Do the civilians you hear from have a sense that they are under a different degree of siege than several months ago?

If you’re under a hail of artillery fire, and coalition airstrikes, and also Iraqi airstrikes, I don’t know one has time to parse the distinctions between various rules of engagement. Obviously there’s a substantive change in your reality when you’re running for your life, when you’re sheltering, and when perhaps the place you’re sheltering, which maybe ISIS directed you to, speaking hypothetically, has been obliterated in an airstrike. It’s a reality that people are experiencing rather than empirically observing.

Has this job made you think differently about war?
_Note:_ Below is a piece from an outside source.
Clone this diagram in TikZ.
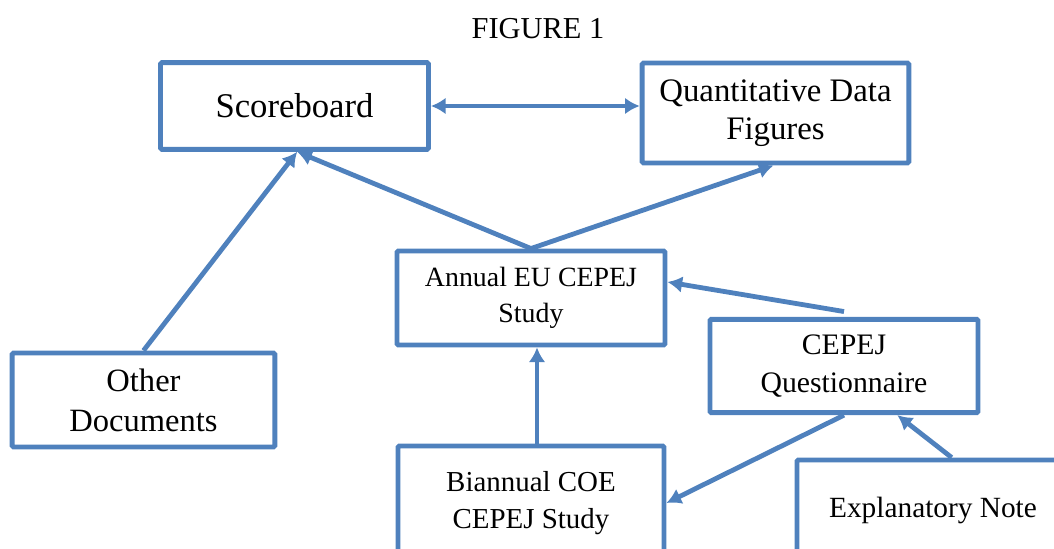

We have countless pages of these firsthand accounts. People post things on Facebook, they post pictures of the people that are killed. Sometimes we’re able to reach out through our researchers in Iraq and Syria, or I’m able to reach out to family members. I know for me, I’m just speaking personally, having these images and talking to family members hasn’t changed the way I look at war, but it’s made it a lot more difficult to look at war. In my experience doing this work, I know even more clearly how important it is that reporting happens in Iraq, where you meet with family members and talk with people that were witnesses and victims, and not just listen to the Pentagon and get an update on the rules of engagement.

There is clearly an intensifying campaign of late. There does seem to be a qualitative difference in the strikes as well. At a certain point, the coalition, the Iraqis, the government has to ask how many civilians will die in this operation. I just think that’s the real question here, because by a lot of accounts the worst fighting in Mosul is only starting, which is kind of hard to believe. You really have to plan out military activities with an eye to civilians, and what that means for the future of countries and communities.